Lok Sabha passes Aadhaar bill, rejects RS amendments
17 Mar 2016
The Lok Sabha on Wednesday gave the final approval to the Aadhaar (Target Delivery of Financial and other Subsidies, Benefits and Services) Bill, 2016, on Wednesday evening, but after rejecting the amendments proposed in the Rajya Sabha.
With the passing of the bill in both houses, it will now be signed by the President into law and making Aadhar a legally-backed instrument for making available state-provided benefits to 1.25 billion citizens of the country.
Originally started by the Congress-led UPA government, the Aadhar was to be the basis of the whole process of subsidy reforms, including the Direct Benefit Transfer (DBT).
Aadhar or Unique Identity number, awarded to each citizen, holds particular importance for the Modi government, and the success of its financial inclusion push under the JAM (Jan Dhan, Aadhaar and Mobile) trinity.
By linking individual bank accounts to Aadhar number will help plug the spillage of spocial benefits and ensure targeted delivery.
The opposition has been opposing the use of Aadhar as a mandatory instrument for delivery of social benefits
The use of Aadhar has been opposed over the mandatory nature for availing subsidies and government benefits; the possibility of the bio-metric data shared with the government putting individual's privacy at risk and foreign citizens in the country obtain the number and using it to gain access to subsidies.
The government claims to have issued over 992 million Aadhaar cards, covering almost 97 per cent of the country's adult population.

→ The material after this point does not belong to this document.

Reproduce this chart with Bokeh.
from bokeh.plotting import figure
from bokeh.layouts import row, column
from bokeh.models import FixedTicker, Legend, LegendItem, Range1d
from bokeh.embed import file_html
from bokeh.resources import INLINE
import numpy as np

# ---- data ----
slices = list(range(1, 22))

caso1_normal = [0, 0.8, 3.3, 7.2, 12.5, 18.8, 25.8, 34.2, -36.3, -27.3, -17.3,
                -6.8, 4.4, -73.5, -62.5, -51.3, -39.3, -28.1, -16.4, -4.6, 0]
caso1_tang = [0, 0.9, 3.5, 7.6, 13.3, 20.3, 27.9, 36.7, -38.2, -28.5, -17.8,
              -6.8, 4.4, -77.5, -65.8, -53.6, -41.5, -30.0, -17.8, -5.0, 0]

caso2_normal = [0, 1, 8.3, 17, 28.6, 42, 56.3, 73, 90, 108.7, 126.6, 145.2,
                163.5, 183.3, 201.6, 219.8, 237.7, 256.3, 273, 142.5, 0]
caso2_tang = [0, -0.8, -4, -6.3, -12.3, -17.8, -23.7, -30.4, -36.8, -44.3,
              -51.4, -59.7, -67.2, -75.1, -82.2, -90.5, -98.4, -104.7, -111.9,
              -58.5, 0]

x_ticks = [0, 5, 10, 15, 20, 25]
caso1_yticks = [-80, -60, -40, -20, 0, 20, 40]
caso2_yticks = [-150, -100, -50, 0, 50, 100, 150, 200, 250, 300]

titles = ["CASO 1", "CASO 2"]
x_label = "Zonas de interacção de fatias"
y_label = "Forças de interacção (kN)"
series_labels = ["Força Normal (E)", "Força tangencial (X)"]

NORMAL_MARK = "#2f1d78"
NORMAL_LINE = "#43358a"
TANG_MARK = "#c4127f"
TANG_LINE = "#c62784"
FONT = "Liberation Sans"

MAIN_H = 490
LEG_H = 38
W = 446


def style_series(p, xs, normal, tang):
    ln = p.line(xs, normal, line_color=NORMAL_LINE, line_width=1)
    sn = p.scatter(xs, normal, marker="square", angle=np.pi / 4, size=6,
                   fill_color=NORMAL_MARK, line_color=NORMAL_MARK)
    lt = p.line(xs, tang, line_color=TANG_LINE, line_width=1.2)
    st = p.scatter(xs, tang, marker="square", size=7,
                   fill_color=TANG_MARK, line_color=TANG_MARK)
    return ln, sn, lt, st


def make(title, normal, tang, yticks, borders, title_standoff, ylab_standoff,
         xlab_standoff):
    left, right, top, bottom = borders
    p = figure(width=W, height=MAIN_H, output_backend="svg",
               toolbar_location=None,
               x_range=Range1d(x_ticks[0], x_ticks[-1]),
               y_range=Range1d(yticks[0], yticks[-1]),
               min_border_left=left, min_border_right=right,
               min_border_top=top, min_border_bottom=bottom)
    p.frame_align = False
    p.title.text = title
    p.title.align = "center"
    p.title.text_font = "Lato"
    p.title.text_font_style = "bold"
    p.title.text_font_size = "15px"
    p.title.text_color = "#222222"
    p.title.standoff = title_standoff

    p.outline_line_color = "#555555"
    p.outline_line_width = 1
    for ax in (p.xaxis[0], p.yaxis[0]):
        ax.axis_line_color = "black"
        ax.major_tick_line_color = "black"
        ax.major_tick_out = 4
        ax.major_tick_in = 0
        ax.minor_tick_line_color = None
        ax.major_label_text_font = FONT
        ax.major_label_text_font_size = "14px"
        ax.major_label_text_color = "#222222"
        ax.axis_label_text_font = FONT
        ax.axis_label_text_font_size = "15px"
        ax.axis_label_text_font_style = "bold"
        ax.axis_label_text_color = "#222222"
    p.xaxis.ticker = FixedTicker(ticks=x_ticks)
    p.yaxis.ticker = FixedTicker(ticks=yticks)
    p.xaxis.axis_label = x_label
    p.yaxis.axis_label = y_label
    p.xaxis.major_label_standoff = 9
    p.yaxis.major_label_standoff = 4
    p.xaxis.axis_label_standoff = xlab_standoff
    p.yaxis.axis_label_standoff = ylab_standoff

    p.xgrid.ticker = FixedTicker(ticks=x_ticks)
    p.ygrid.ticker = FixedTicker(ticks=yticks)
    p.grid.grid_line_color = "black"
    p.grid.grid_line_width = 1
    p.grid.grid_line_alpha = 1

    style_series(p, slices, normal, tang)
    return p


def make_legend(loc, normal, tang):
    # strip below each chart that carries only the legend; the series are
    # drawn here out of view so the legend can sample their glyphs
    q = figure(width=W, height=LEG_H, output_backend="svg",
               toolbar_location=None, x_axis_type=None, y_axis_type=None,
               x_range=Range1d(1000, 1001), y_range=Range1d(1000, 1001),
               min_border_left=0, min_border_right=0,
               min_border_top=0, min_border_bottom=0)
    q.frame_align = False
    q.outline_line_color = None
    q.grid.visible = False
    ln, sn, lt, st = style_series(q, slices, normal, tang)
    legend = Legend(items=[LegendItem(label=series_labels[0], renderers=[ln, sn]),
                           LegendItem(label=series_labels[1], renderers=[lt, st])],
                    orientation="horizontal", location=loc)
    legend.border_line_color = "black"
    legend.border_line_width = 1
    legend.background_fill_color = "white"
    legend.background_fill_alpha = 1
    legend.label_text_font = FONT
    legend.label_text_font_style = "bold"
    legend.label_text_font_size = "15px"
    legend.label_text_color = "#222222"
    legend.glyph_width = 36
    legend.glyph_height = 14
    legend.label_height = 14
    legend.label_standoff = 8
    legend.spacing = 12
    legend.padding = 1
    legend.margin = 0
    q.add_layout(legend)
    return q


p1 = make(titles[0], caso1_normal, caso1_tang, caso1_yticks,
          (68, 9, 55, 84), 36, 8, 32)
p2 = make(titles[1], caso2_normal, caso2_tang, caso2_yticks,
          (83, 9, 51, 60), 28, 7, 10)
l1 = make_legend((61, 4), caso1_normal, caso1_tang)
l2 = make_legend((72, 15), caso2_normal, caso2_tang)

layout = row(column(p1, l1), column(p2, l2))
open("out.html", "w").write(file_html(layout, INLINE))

Although the NDA government has clarified that Aadhaar will not be mandatory, banks are likely to insist on the number to implement DBT to skirt problems arising out of duplication. This is already being implemented as anyone approaching a bank to open a Jan Dhan account will have to produce an Aadhaar number.

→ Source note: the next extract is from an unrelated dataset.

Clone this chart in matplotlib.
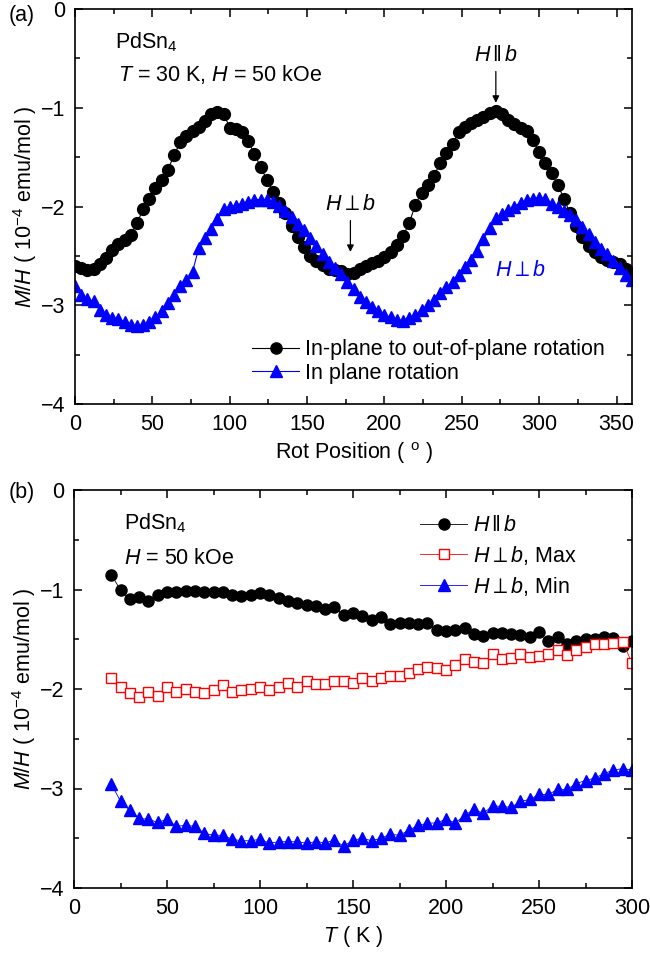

For the government, however, the fate of Jan Dhan Yojna, the Modi government's flagship financial inclusion programme, depends on the Aadhar-linkages. Already, some 212 million accounts have been opened under the Jan Dhan Yojana, under which Rs34,260 crore deposits have been mobilised.
Given the primary purpose of Aadhaar is subsidy roll out through bank accounts, legal backing is critical for the unique ID.
The Rajya Sabha on Wednesday passed the Aadhaar bill with five amendments that the opposition insisted on, but these have all been rejected when the bill returned to the lower house.